Seminis was cobbled together in the 1990s by Alfonso Romo Garza, a Mexican entrepreneur and Olympic horseman who hoped to become as dominant marketing vegetable seeds as Monsanto was with seeds for larger-scale crops. Seminis today controls 23% of the world's tomato-seed market, 34% of the hot pepper-seed market and 38% of the cucumber-seed market.
Executives at Monsanto, St. Louis, are playing down their interest in genetically modifying these sorts of crops anytime soon. Although U.S. consumers have largely accepted the presence in their groceries of genetically modified ingredients made from soybeans and corn, opinion research suggests that more shoppers would be leery if confronted with something they eat whole.
Still, Monsanto executives made clear that they hope to genetically modify vegetables and fruit in the future, if the market conditions are right.
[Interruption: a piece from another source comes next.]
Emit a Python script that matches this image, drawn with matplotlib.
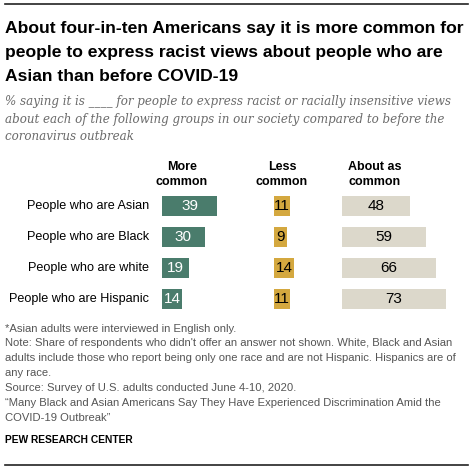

Seminis "makes a great platform," said Brett Begemann, the Monsanto executive vice president who will oversee the acquired company.
The planned acquisition, which allows Monsanto to leapfrog DuPont Co. as the world's biggest marketer of conventional and genetically modified seed, is a new direction for Hugh Grant, who returned the company to popularity on Wall Street since becoming Monsanto's chief executive in May 2003 by cutting costs and narrowing its focus to a handful of crops. The wheat business was jettisoned, for example. Monsanto's stock price has roughly doubled during Mr. Grant's tenure.
Monsanto already saturates much of the American grain belt. Although the European Union is lifting its de facto moratorium on genetically modified crops, the business of selling biotech seeds there will be negligible for the foreseeable future.